CloudWatch Logs can send logs to:
Amazon S3 (exports)
Kinesis Data Streams
Kinesis Data Firehose
AWS Lambda
OpenSearch
Logs are encrypted by default (can use KMS-based encryption with own keys)
CloudWatch Logs - Sources
Meaning which services can send its logs into CloudWatch Logs
SDK, CloudWatch Logs Agent, CloudWatch Unified Agent
Elastic Beanstalk: collection of logs from application
ECS: collection from containers
AWS Lambda: collection from function logs
VPC Flow Logs: VPC specific logs
API Gateway
CloudTrail based on filter
Route53: Log DNS queries
CloudWatch Logs Insights
Search and analyze the log data stored in CloudWatch Logs
Example:
find a specific IP in the logs
count occurrences of “ERROR” in the logs
Provides a purpose-built query language - we can create queries (just like SQL) to search inside the CloudWatch Logs
Can save queries and add them to CloudWatch Dashboards
Can query multiple Log Groups in different AWS accounts
It’s a query engine, not a real-time engine (can only query historical data)
CloudWatch Metric Filters
Metric Filters can be used to filter expressions and use the count to trigger CloudWatch alarms.
They apply only on the incoming metrics after the metric filter was created.
Example filters:
find a specific IP in the logs
count occurrences of “ERROR” in the logs
CloudWatch Logs – S3 Export
Log data can take up to 12 hours to become available for export to S3
The API call is CreateExportTask
It is not a near-real-time or real-time
To store logs in real time in S3, use a subscription filter to publish logs to Kinesis Data Firehose in real time which will then write the logs to S3.
CloudWatch Logs Subscriptions
To stream logs in real-time, apply a Subscription Filter on logs
Send to Kinesis Data Streams, Kinesis Data Firehose, or Lambda
Subscription Filter – filter which logs are need to delivered to the destination (2 subscription filter per log group)

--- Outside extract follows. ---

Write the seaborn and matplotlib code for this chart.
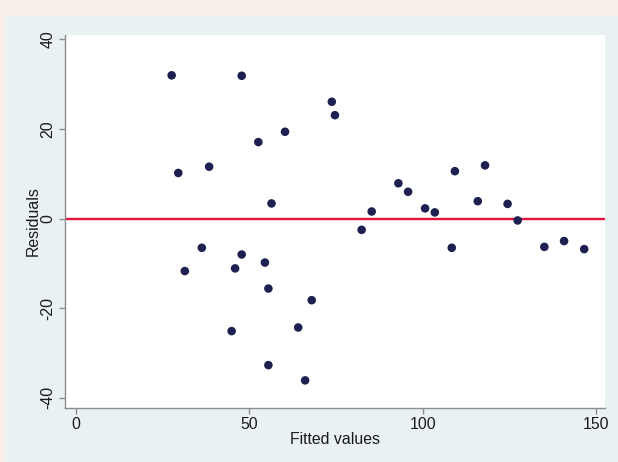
import numpy as np
import pandas as pd
import seaborn as sns
import matplotlib.pyplot as plt
from matplotlib.patches import Rectangle

# residuals vs fitted values
fitted = [27.6, 47.8, 29.5, 38.4, 73.8, 74.7, 60.3, 52.6, 56.4, 85.3,
          93.0, 95.8, 100.7, 103.5, 109.3, 118.0, 115.9, 124.5, 127.4, 36.3,
          47.8, 45.9, 31.4, 44.9, 82.4, 54.5, 55.5, 68.0, 64.1, 55.5,
          66.1, 108.4, 135.1, 140.8, 146.6]
resid = [32.0, 31.9, 10.2, 11.6, 26.1, 23.1, 19.4, 17.1, 3.4, 1.6,
         7.9, 6.0, 2.3, 1.4, 10.6, 11.9, 3.9, 3.3, -0.4, -6.5,
         -8.0, -11.1, -11.7, -25.1, -2.5, -9.8, -15.6, -18.2, -24.3, -32.7,
         -36.1, -6.5, -6.3, -5.0, -6.8]
x_ticks = [0, 50, 100, 150]
y_ticks = [-40, -20, 0, 20, 40]

df = pd.DataFrame({"fitted": fitted, "resid": resid})

plt.rcParams['font.family'] = ['Liberation Sans', 'DejaVu Sans']
plt.rcParams['axes.unicode_minus'] = False

W, H = 618, 462
fig = plt.figure(figsize=(W / 100, H / 100), dpi=100, facecolor='#f8eee8')
#stata style graph region, kept behind the axes
fig.add_artist(Rectangle((5 / W, 0), 1, 1 - 16 / H, transform=fig.transFigure,
                         facecolor='#e9f1f3', edgecolor='none', zorder=-5))

ax = fig.add_axes([65 / W, 1 - 407.7 / H, 540 / W, (407.7 - 35) / H])
ax.set_zorder(2)
ax.set_facecolor('white')

sns.scatterplot(x='fitted', y='resid', data=df, ax=ax, color='#1d2050',
                s=38, edgecolor='none', zorder=3)
ax.axhline(0, color='#e0143c', lw=1.7, zorder=2)

ax.set_xlim(-3.17, 152.6)
ax.set_ylim(-42.2, 41.0)
ax.set_xticks(x_ticks)
ax.set_yticks(y_ticks)
ax.set_yticklabels([str(t) for t in y_ticks], rotation=90, va='center')

for s in ['top', 'right']:
    ax.spines[s].set_visible(False)
for s in ['left', 'bottom']:
    ax.spines[s].set_color('#8c8c8c')
    ax.spines[s].set_linewidth(1.0)
ax.tick_params(axis='both', direction='out', length=4, width=1.0,
               color='#8c8c8c', labelsize=11.4, labelcolor='#1a1a1a')
ax.tick_params(axis='y', pad=3)
ax.tick_params(axis='x', pad=3)

ax.set_xlabel("Fitted values", fontsize=11.4, color='#1a1a1a', labelpad=0)
ax.set_ylabel("Residuals", fontsize=11.4, color='#1a1a1a', labelpad=0)

fig.savefig("out.png", dpi=100, facecolor=fig.get_facecolor())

CloudWatch Logs Aggregation Multi-Account & Multi Region
Logs from multiple accounts and regions can be aggregated using subscription filters
CloudWatch Logs for EC2
By default, no logs from the EC2 machine will go to CloudWatch
You need to run a CloudWatch agent on EC2 to push the system metrics and logs
Instance role (IAM) must allow the instance to push logs to CloudWatch.
EC2 instances have metrics every 5 minutes
With detailed monitoring (for a cost), you get metrics every 1 minute
The CloudWatch log agent can be setup on-premises too
CloudWatch Logs Agent & Unified Agent
Both are for virtual servers (EC2 instances, on-premise servers)
CloudWatch Logs Agent
Old version of the agent
Can only send logs to CloudWatch Logs
CloudWatch Unified Agent
Can collect additional system-level metrics (RAM, processes)
Can also send logs to CloudWatch Logs
Can be configured using centralized configuration using SSM Parameter Store
CloudWatch Unified Agent – Metrics
CPU (active, guest, idle, system, user, steal)
Disk metrics (free, used, total), Disk IO (writes, reads, bytes, iops)
RAM (free, inactive, used, total, cached)
Netstat (number of TCP and UDP connections, net packets, bytes)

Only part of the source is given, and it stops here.